- Born: 17 May 1867 Paris
- Died: 20 June 1962 (aged 95) Paris
- Known for: concepts of oxidase and trace elements Bertrand's rule
- Scientific career
- Institutions: Institut Pasteur
- Doctoral advisor: Émile Duclaux
- Other academic advisors: Edmond Frémy

= Gabriel Bertrand =

Biochemist and bacteriologist

Gabriel Bertrand (born 17 May 1867 in Paris, died 20 June 1962 in Paris) was a French pharmacologist, biochemist and bacteriologist.

Bertrand introduced into biochemistry both the term “oxidase” and the concept of trace elements.

The laccase, a polyphenol oxidase and an enzyme oxidating urishiol and laccol obtained from the lacquer tree, was first studied by Gabriel Bertrand in 1894.

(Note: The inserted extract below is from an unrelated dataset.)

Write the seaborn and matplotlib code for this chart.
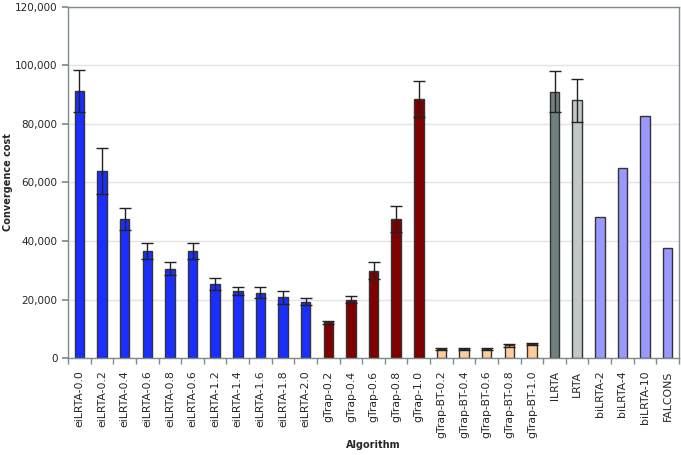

Bertrand's rule refers to the fact that the dose–response curve for many micronutrients is non-monotonic, having an initial stage of increasing benefits with increased intake, followed by increasing costs as excesses become toxic. In 2005, Raubenheimer et al. fed excess carbohydrates to Spodoptera littoralis and extended Bertrand's rule to macronutrients.

Along with Césaire Phisalix, Bertrand isolated the psychedelic drug bufotenin in 1893, though its hallucinogenic effects were not discovered until much later. In 1894, also with Phisalix, he developed an antivenom for use against snake bites.

Bertrand was made a member of the Académie Nationale de Médecine in 1931. In 1932 he became foreign member of the Royal Netherlands Academy of Arts and Sciences.